### Direction
Reproduce exactly the lines below, from the first one through the line containing "import plotly.graph_objects as go", and omit any pictures.

____

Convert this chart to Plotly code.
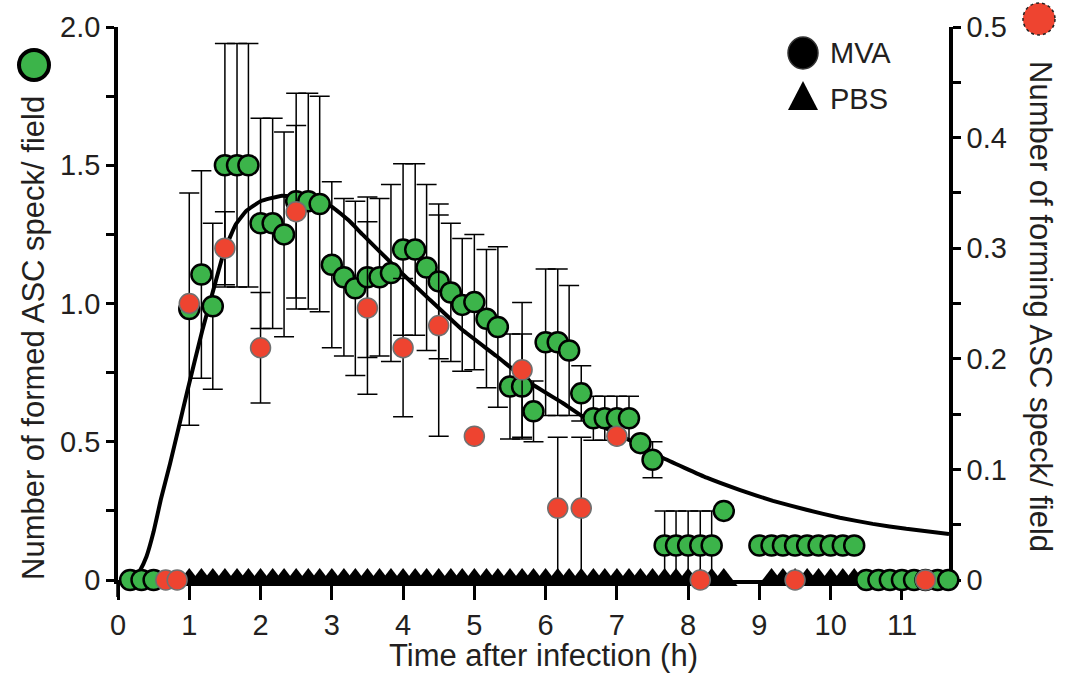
import plotly.graph_objects as go

# ---------------- data ----------------
green_x = [0.17, 0.33, 0.5, 1.0, 1.17, 1.33, 1.5, 1.67, 1.83, 2.0, 2.17, 2.33,
           2.5, 2.67, 2.83, 3.0, 3.17, 3.33, 3.5, 3.67, 3.83, 4.0, 4.17, 4.33,
           4.5, 4.67, 4.83, 5.0, 5.17, 5.33, 5.5, 5.67, 5.83, 6.0, 6.17, 6.33,
           6.5, 6.67, 6.83, 7.0, 7.17, 7.33, 7.5, 7.67, 7.83, 8.0, 8.17, 8.33,
           8.5, 9.0, 9.17, 9.33, 9.5, 9.67, 9.83, 10.0, 10.17, 10.33,
           10.5, 10.67, 10.83, 11.0, 11.17, 11.33, 11.5, 11.65]
green_y = [0, 0, 0, 0.98, 1.105, 0.99, 1.5, 1.5, 1.5, 1.29, 1.29, 1.25,
           1.37, 1.37, 1.36, 1.14, 1.095, 1.055, 1.095, 1.095, 1.11, 1.195, 1.195, 1.13,
           1.08, 1.04, 0.995, 1.005, 0.945, 0.915, 0.70, 0.70, 0.61, 0.86, 0.86, 0.83,
           0.675, 0.585, 0.585, 0.585, 0.585, 0.495, 0.435, 0.125, 0.125, 0.125, 0.125, 0.125,
           0.25, 0.125, 0.125, 0.125, 0.125, 0.125, 0.125, 0.125, 0.125, 0.125,
           0, 0, 0, 0, 0, 0, 0, 0]
green_err = [0, 0, 0, 0.42, 0.375, 0.30, 0.44, 0.44, 0.44, 0.38, 0.38, 0.37,
             0.39, 0.39, 0.39, 0.30, 0.285, 0.315, 0.29, 0.285, 0.32, 0.31, 0.31, 0.30,
             0.28, 0.25, 0.24, 0.245, 0.25, 0.29, 0.19, 0.19, 0.11, 0.265, 0.265, 0.235,
             0.10, 0.08, 0.08, 0.08, 0.08, 0, 0.065, 0.125, 0.125, 0.125, 0.125, 0.125,
             0, 0, 0, 0, 0, 0, 0, 0, 0, 0,
             0, 0, 0, 0, 0, 0, 0, 0]

red_x = [0.67, 0.83, 1.0, 1.5, 2.0, 2.5, 3.5, 4.0, 4.5, 5.0, 5.67, 6.17, 6.5, 7.0, 8.17, 9.5, 11.33]
red_y = [0, 0, 0.25, 0.30, 0.21, 0.333, 0.246, 0.21, 0.23, 0.13, 0.19, 0.065, 0.065, 0.13, 0, 0, 0]
red_err = [0, 0, 0, 0.033, 0.05, 0.078, 0.078, 0.0625, 0.10, 0, 0.061, 0.064, 0.064, 0, 0, 0, 0]

pbs_x = [1.0, 1.17, 1.33, 1.5, 1.67, 1.83, 2.0, 2.17, 2.33, 2.5, 2.67, 2.83,
         3.0, 3.17, 3.33, 3.5, 3.67, 3.83, 4.0, 4.17, 4.33, 4.5, 4.67, 4.83,
         5.0, 5.17, 5.33, 5.5, 5.67, 5.83, 6.0, 6.17, 6.33, 6.5, 6.67, 6.83,
         7.0, 7.17, 7.33, 7.5, 7.67, 7.83, 8.0, 8.17, 8.33, 8.5,
         9.17, 9.33, 9.5, 9.67, 9.83, 10.0, 10.17, 10.33]
pbs_y = [0] * len(pbs_x)

fit_x = [0.22, 0.3, 0.4, 0.5, 0.6, 0.73, 0.85, 0.97, 1.18, 1.36, 1.49, 1.65, 1.8,
         2.0, 2.3, 2.64, 3.0, 3.24, 3.43, 3.9, 4.37, 4.83, 5.31, 5.77, 6.24, 6.5,
         7.22, 7.64, 8.26, 8.73, 9.19, 9.66, 10.13, 10.59, 11.06, 11.66]
fit_y = [0, 0.03, 0.085, 0.175, 0.29, 0.42, 0.55, 0.68, 0.90, 1.07, 1.19, 1.285, 1.335,
         1.37, 1.39, 1.38, 1.35, 1.30, 1.25, 1.13, 1.015, 0.905, 0.81, 0.715, 0.64, 0.595,
         0.50, 0.442, 0.37, 0.325, 0.286, 0.254, 0.225, 0.203, 0.185, 0.166]

x_ticks = list(range(0, 12))
y_left_ticks = [0, 0.5, 1.0, 1.5, 2.0]
y_left_text = ["0", "0.5", "1.0", "1.5", "2.0"]
y_right_ticks = [0, 0.1, 0.2, 0.3, 0.4, 0.5]
y_right_text = ["0", "0.1", "0.2", "0.3", "0.4", "0.5"]

# ---------------- layout geometry ----------------
W, H = 1069, 681
ML, MR, MT, MB = 118, 120, 27, 101
PW, PH = W - ML - MR, H - MT - MB
TXT = "#231F20"
FONT = "Liberation Sans, Arial, sans-serif"
GREEN = "#3CB44A"
RED = "#EE4430"


def px(x):
    return (x - ML) / PW


def py(y):
    return (H - MB - y) / PH


fig = go.Figure()

fig.add_trace(go.Scatter(x=fit_x, y=fit_y, mode="lines",
                         line=dict(color="black", width=4, shape="spline", smoothing=0.3),
                         hoverinfo="skip", showlegend=False, cliponaxis=False))

fig.add_trace(go.Scatter(x=pbs_x, y=pbs_y, mode="markers", yaxis="y",
                         marker=dict(symbol="triangle-up", size=24, color="black", line=dict(width=0)),
                         showlegend=False, cliponaxis=False))

fig.add_trace(go.Scatter(x=green_x, y=green_y, mode="markers",
                         error_y=dict(type="data", array=green_err, color="black", thickness=1.5, width=10),
                         marker=dict(size=20, color=GREEN, line=dict(color="black", width=2.5)),
                         showlegend=False, cliponaxis=False))

fig.add_trace(go.Scatter(x=red_x, y=red_y, mode="markers", yaxis="y2",
                         error_y=dict(type="data", array=red_err, color="black", thickness=1.5, width=10),
                         marker=dict(size=20, color=RED, line=dict(color="#707070", width=1.5)),
                         showlegend=False, cliponaxis=False))

axis_common = dict(showline=True, linecolor="black", linewidth=3.5, ticks="outside", tickcolor="black",
                   tickwidth=3, showgrid=False, zeroline=False, layer="below traces",
                   tickfont=dict(family=FONT, size=29, color=TXT))

fig.update_layout(
    width=W, height=H,
    margin=dict(l=ML, r=MR, t=MT, b=MB),
    paper_bgcolor="white", plot_bgcolor="white",
    showlegend=False,
    xaxis=dict(range=[0, 11.66], tickvals=x_ticks, ticklen=16, **axis_common),
    yaxis=dict(range=[0, 2], tickvals=y_left_ticks, ticktext=y_left_text, ticklen=8,
               minor=dict(dtick=0.25, ticks="outside", ticklen=8, tickwidth=3, tickcolor="black"),
               **axis_common),
    yaxis2=dict(range=[0, 0.5], overlaying="y", side="right", anchor="x",
                tickvals=y_right_ticks, ticktext=y_right_text, ticklen=8,
                minor=dict(dtick=0.05, ticks="outside", ticklen=8, tickwidth=3, tickcolor="black"),
                **axis_common),
)

shapes = []
# left axis extension below zero
shapes.append(dict(type="line", xref="paper", yref="paper", x0=0, x1=0, y0=0, y1=py(597),
                   line=dict(color="black", width=3.5)))
# title marker circles
shapes.append(dict(type="circle", xref="paper", yref="paper", xsizemode="pixel", ysizemode="pixel",
                   xanchor=px(34), yanchor=py(65), x0=-15, x1=15, y0=-15, y1=15,
                   fillcolor=GREEN, line=dict(color="black", width=4)))
shapes.append(dict(type="circle", xref="paper", yref="paper", xsizemode="pixel", ysizemode="pixel",
                   xanchor=px(1039), yanchor=py(19), x0=-16, x1=16, y0=-16, y1=16,
                   fillcolor=RED, line=dict(color="#222", width=1.5, dash="dot")))
# legend symbols
shapes.append(dict(type="circle", xref="paper", yref="paper", xsizemode="pixel", ysizemode="pixel",
                   xanchor=px(803), yanchor=py(53), x0=-15, x1=15, y0=-16, y1=16,
                   fillcolor="black", line=dict(color="#333", width=1.5)))
shapes.append(dict(type="path", xref="paper", yref="paper", xsizemode="pixel", ysizemode="pixel",
                   xanchor=px(803), yanchor=py(96), path="M-15,-14 L15,-14 L0,15 Z",
                   fillcolor="black", line=dict(color="black", width=0)))
fig.update_layout(shapes=shapes)

ann = []
ann.append(dict(text="Number of formed ASC speck/ field", textangle=-90, xref="paper", yref="paper",
                x=px(33), y=py(338), xanchor="center", yanchor="middle", showarrow=False,
                font=dict(family=FONT, size=31, color=TXT)))
ann.append(dict(text="Number of forming ASC speck/ field", textangle=90, xref="paper", yref="paper",
                x=px(1041), y=py(306), xanchor="center", yanchor="middle", showarrow=False,
                font=dict(family=FONT, size=31, color=TXT)))
ann.append(dict(text="Time after infection (h)", xref="paper", yref="paper",
                x=px(543), y=py(655), xanchor="center", yanchor="middle", showarrow=False,
                font=dict(family=FONT, size=31, color=TXT)))
ann.append(dict(text="MVA", xref="paper", yref="paper", x=px(828), y=py(53), xanchor="left", yanchor="middle",
                showarrow=False, font=dict(family=FONT, size=29, color=TXT)))
ann.append(dict(text="PBS", xref="paper", yref="paper", x=px(828), y=py(99), xanchor="left", yanchor="middle",
                showarrow=False, font=dict(family=FONT, size=29, color=TXT)))
fig.update_layout(annotations=ann)

fig.write_html("out.html")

____

### Output
Convert this chart to Plotly code.
import plotly.graph_objects as go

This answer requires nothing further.